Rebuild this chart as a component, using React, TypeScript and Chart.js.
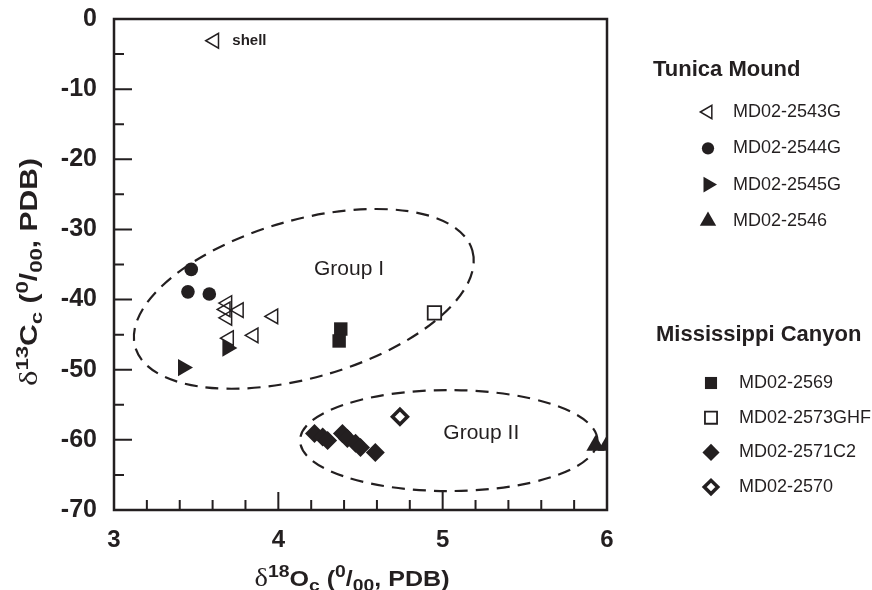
import React, { useEffect, useRef } from 'react';
import { Chart, registerables } from 'chart.js';
import { drawPoint } from 'chart.js/helpers';

Chart.register(...registerables);

const INK = '#231f20';
const SANS = "'Liberation Sans', Arial, Helvetica, sans-serif";
const SERIF = "'Liberation Serif', 'Times New Roman', serif";

// ---- axis ticks ----
const xTickLabels = [3, 4, 5, 6];
const yTickLabels = [0, -10, -20, -30, -40, -50, -60, -70];

// ---- data: [d18O, d13C] ----
const shell: [number, number][] = [[3.61, -3.1]];
const md2543G: [number, number][] = [
  [3.69, -40.5], [3.68, -41.4], [3.76, -41.5], [3.69, -42.6], [3.97, -42.4], [3.85, -45.1], [3.70, -45.5],
];
const md2544G: [number, number][] = [[3.47, -35.7], [3.45, -38.9], [3.58, -39.2]];
const md2545G: [number, number][] = [[3.69, -46.9], [3.42, -49.7]];
const md2546: [number, number][] = [[5.93, -60.8], [6.0, -60.8]];
const md2569: [number, number][] = [[4.38, -44.2], [4.37, -45.9]];
const md2573GHF: [number, number][] = [[4.95, -41.9]];
const md2571C2: [number, number][] = [
  [4.22, -59.1], [4.27, -59.6], [4.30, -60.1], [4.39, -59.1], [4.42, -59.8], [4.47, -60.5], [4.50, -61.1], [4.59, -61.8],
];
const md2570: [number, number][] = [[4.74, -56.7]];

// ---- annotations (data coordinates) ----
const groupEllipses = [
  { cx: 4.155, cy: -39.9, rx: 1.067, ry: 11.24, rotation: -16 },
  { cx: 5.037, cy: -60.1, rx: 0.905, ry: 7.2, rotation: 0 },
];
const groupLabels = [
  { text: 'Group I', x: 4.43, y: -35.7 },
  { text: 'Group II', x: 5.235, y: -59.1 },
];
const shellLabel = { text: 'shell', x: 3.72, y: -3.1 };

const legendGroups = [
  { title: 'Tunica Mound', items: ['MD02-2543G', 'MD02-2544G', 'MD02-2545G', 'MD02-2546'] },
  { title: 'Mississippi Canyon', items: ['MD02-2569', 'MD02-2573GHF', 'MD02-2571C2', 'MD02-2570'] },
];

type Style = { pointStyle: string; radius: number; rotation: number; fill: string; borderWidth: number };
const styles: Record<string, Style> = {
  'MD02-2543G': { pointStyle: 'triangle', radius: 8.5, rotation: -90, fill: 'rgba(0,0,0,0)', borderWidth: 1.5 },
  'MD02-2544G': { pointStyle: 'circle', radius: 6.8, rotation: 0, fill: INK, borderWidth: 0 },
  'MD02-2545G': { pointStyle: 'triangle', radius: 10, rotation: 90, fill: INK, borderWidth: 0 },
  'MD02-2546': { pointStyle: 'triangle', radius: 10.5, rotation: 0, fill: INK, borderWidth: 0 },
  'MD02-2569': { pointStyle: 'rect', radius: 9.5, rotation: 0, fill: INK, borderWidth: 0 },
  'MD02-2573GHF': { pointStyle: 'rect', radius: 9.5, rotation: 0, fill: '#ffffff', borderWidth: 1.8 },
  'MD02-2571C2': { pointStyle: 'rectRot', radius: 9.5, rotation: 0, fill: INK, borderWidth: 0 },
  'MD02-2570': { pointStyle: 'rectRot', radius: 7.5, rotation: 0, fill: '#ffffff', borderWidth: 3.5 },
};

const series: [string, [number, number][]][] = [
  ['MD02-2543G', md2543G],
  ['MD02-2544G', md2544G],
  ['MD02-2545G', md2545G],
  ['MD02-2546', md2546],
  ['MD02-2569', md2569],
  ['MD02-2573GHF', md2573GHF],
  ['MD02-2571C2', md2571C2],
  ['MD02-2570', md2570],
];

function makeDataset(label: string, pts: [number, number][], st: Style) {
  return {
    label,
    data: pts.map(([x, y]) => ({ x, y })),
    pointStyle: st.pointStyle,
    pointRadius: st.radius,
    pointRotation: st.rotation,
    pointBackgroundColor: st.fill,
    pointBorderColor: INK,
    pointBorderWidth: st.borderWidth,
    showLine: false,
  };
}

type Seg = { t: string; font: string; dy: number };
function richTitle(sup: string, letter: string, big: number): Seg[] {
  const B = `bold ${big}px ${SANS}`;
  const S = `bold 17px ${SANS}`;
  return [
    { t: 'δ', font: `25px ${SERIF}`, dy: 0 },
    { t: sup, font: S, dy: -9 },
    { t: letter, font: B, dy: 0 },
    { t: 'c', font: S, dy: 5 },
    { t: ' (', font: B, dy: 0 },
    { t: '0', font: S, dy: -9 },
    { t: '/', font: B, dy: 0 },
    { t: '00', font: S, dy: 5 },
    { t: ', PDB)', font: B, dy: 0 },
  ];
}
function drawRich(ctx: CanvasRenderingContext2D, segs: Seg[], cx: number, baseY: number, target: number) {
  let total = 0;
  for (const s of segs) { ctx.font = s.font; total += ctx.measureText(s.t).width; }
  const sx = target / total;
  ctx.save();
  ctx.translate(cx - target / 2, baseY);
  ctx.scale(sx, 1);
  let x = 0;
  ctx.textAlign = 'left';
  ctx.textBaseline = 'alphabetic';
  for (const s of segs) {
    ctx.font = s.font;
    ctx.fillText(s.t, x, s.dy);
    x += ctx.measureText(s.t).width;
  }
  ctx.restore();
}

const decorPlugin = {
  id: 'decor',
  beforeDatasetsDraw(chart: any) {
    const { ctx, scales } = chart;
    const xs = scales.x, ys = scales.y;
    ctx.save();
    ctx.strokeStyle = INK;
    ctx.lineWidth = 2.2;
    ctx.setLineDash([13, 8]);
    for (const e of groupEllipses) {
      const px = xs.getPixelForValue(e.cx);
      const py = ys.getPixelForValue(e.cy);
      const a = Math.abs(xs.getPixelForValue(e.cx + e.rx) - px);
      const b = Math.abs(ys.getPixelForValue(e.cy + e.ry) - py);
      ctx.beginPath();
      ctx.ellipse(px, py, a, b, (e.rotation * Math.PI) / 180, 0, Math.PI * 2);
      ctx.stroke();
    }
    ctx.setLineDash([]);
    ctx.fillStyle = INK;
    ctx.font = `21px ${SANS}`;
    ctx.textAlign = 'center';
    ctx.textBaseline = 'middle';
    for (const g of groupLabels) {
      ctx.fillText(g.text, xs.getPixelForValue(g.x), ys.getPixelForValue(g.y));
    }
    ctx.font = `bold 15px ${SANS}`;
    ctx.textAlign = 'left';
    ctx.fillText(shellLabel.text, xs.getPixelForValue(shellLabel.x), ys.getPixelForValue(shellLabel.y));
    ctx.restore();
  },
  afterDraw(chart: any) {
    const { ctx, chartArea: a, scales } = chart;
    const xs = scales.x, ys = scales.y;
    ctx.save();
    ctx.strokeStyle = INK;
    ctx.fillStyle = INK;
    ctx.lineWidth = 2.5;
    ctx.strokeRect(a.left, a.top, a.right - a.left, a.bottom - a.top);
    ctx.lineWidth = 2;
    ctx.beginPath();
    const yMin = yTickLabels[yTickLabels.length - 1];
    const yMax = yTickLabels[0];
    for (let v = yMax; v >= yMin; v -= 5) {
      const p = ys.getPixelForValue(v);
      const len = v % 10 === 0 ? 18 : 10;
      ctx.moveTo(a.left, p);
      ctx.lineTo(a.left + len, p);
    }
    const xMin = xTickLabels[0];
    const xMax = xTickLabels[xTickLabels.length - 1];
    for (let i = 0; i <= (xMax - xMin) * 5; i++) {
      const v = xMin + i * 0.2;
      const p = xs.getPixelForValue(v);
      const len = i % 5 === 0 ? 18 : 10;
      ctx.moveTo(p, a.bottom);
      ctx.lineTo(p, a.bottom - len);
    }
    ctx.stroke();

    drawRich(ctx, richTitle('18', 'O', 22), 352, 586, 195);
    ctx.save();
    ctx.translate(37, 272);
    ctx.rotate(-Math.PI / 2);
    drawRich(ctx, richTitle('13', 'C', 23), 0, 0, 228);
    ctx.restore();

    const layout = [
      { titleX: 653, titleY: 70, symX: 708, labelX: 733, rowY: 112, step: 36.3 },
      { titleX: 656, titleY: 335, symX: 711, labelX: 739, rowY: 383, step: 34.7 },
    ];
    legendGroups.forEach((g, gi) => {
      const L = layout[gi];
      ctx.fillStyle = INK;
      ctx.font = `bold 22px ${SANS}`;
      ctx.textAlign = 'left';
      ctx.textBaseline = 'middle';
      ctx.fillText(g.title, L.titleX, L.titleY);
      g.items.forEach((name, i) => {
        const st = styles[name];
        const y = L.rowY + i * L.step;
        ctx.fillStyle = st.fill;
        ctx.strokeStyle = INK;
        ctx.lineWidth = st.borderWidth;
        drawPoint(ctx, { pointStyle: st.pointStyle, radius: st.radius * 0.9, rotation: st.rotation, borderWidth: st.borderWidth } as any, L.symX, y);
        ctx.fillStyle = INK;
        ctx.font = `18px ${SANS}`;
        ctx.textBaseline = 'middle';
        ctx.fillText(name, L.labelX, y);
      });
    });
    ctx.restore();
  },
};

export default function App() {
  const ref = useRef<HTMLCanvasElement | null>(null);
  useEffect(() => {
    if (!ref.current) return;
    Chart.defaults.font.family = SANS;
    const datasets: any[] = [makeDataset('shell', shell, styles['MD02-2543G'])];
    for (const [name, pts] of series) datasets.push(makeDataset(name, pts, styles[name]));
    const chart = new Chart(ref.current, {
      type: 'scatter',
      data: { datasets },
      options: {
        animation: false,
        responsive: true,
        maintainAspectRatio: false,
        events: [],
        layout: { padding: { left: 0, right: 265, top: 19, bottom: 0 } },
        plugins: { legend: { display: false }, tooltip: { enabled: false } },
        scales: {
          x: {
            type: 'linear',
            min: xTickLabels[0],
            max: xTickLabels[xTickLabels.length - 1],
            afterBuildTicks: (s: any) => { s.ticks = xTickLabels.map((v) => ({ value: v })); },
            ticks: { color: INK, font: { size: 24, weight: 'bold' }, padding: 16, maxRotation: 0 },
            grid: { display: false, drawTicks: false },
            border: { display: false },
            afterFit: (s: any) => { s.height = 80; s.paddingLeft = 0; s.paddingRight = 0; },
          },
          y: {
            type: 'linear',
            min: yTickLabels[yTickLabels.length - 1],
            max: yTickLabels[0],
            afterBuildTicks: (s: any) => { s.ticks = yTickLabels.map((v) => ({ value: v })); },
            ticks: { color: INK, font: { size: 25, weight: 'bold' }, padding: 17 },
            grid: { display: false, drawTicks: false },
            border: { display: false },
            afterFit: (s: any) => { s.width = 114; s.paddingTop = 0; s.paddingBottom = 0; },
          },
        },
      } as any,
      plugins: [decorPlugin],
    });
    return () => chart.destroy();
  }, []);
  return (
    <div style={{ position: 'absolute', left: 0, top: 0, width: 872, height: 590, background: '#fff' }}>
      <canvas ref={ref} />
    </div>
  );
}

....

» REQUIRED WORK: Exactly as they appear, print the lines of the listing above from its first line through the line that contains "const yTickLabels = [0, -10, -20, -30, -40, -50, -60, -70];", minus the pictures.

» FINISHED TASK:
Rebuild this chart as a component, using React, TypeScript and Chart.js.
import React, { useEffect, useRef } from 'react';
import { Chart, registerables } from 'chart.js';
import { drawPoint } from 'chart.js/helpers';

Chart.register(...registerables);

const INK = '#231f20';
const SANS = "'Liberation Sans', Arial, Helvetica, sans-serif";
const SERIF = "'Liberation Serif', 'Times New Roman', serif";

// ---- axis ticks ----
const xTickLabels = [3, 4, 5, 6];
const yTickLabels = [0, -10, -20, -30, -40, -50, -60, -70];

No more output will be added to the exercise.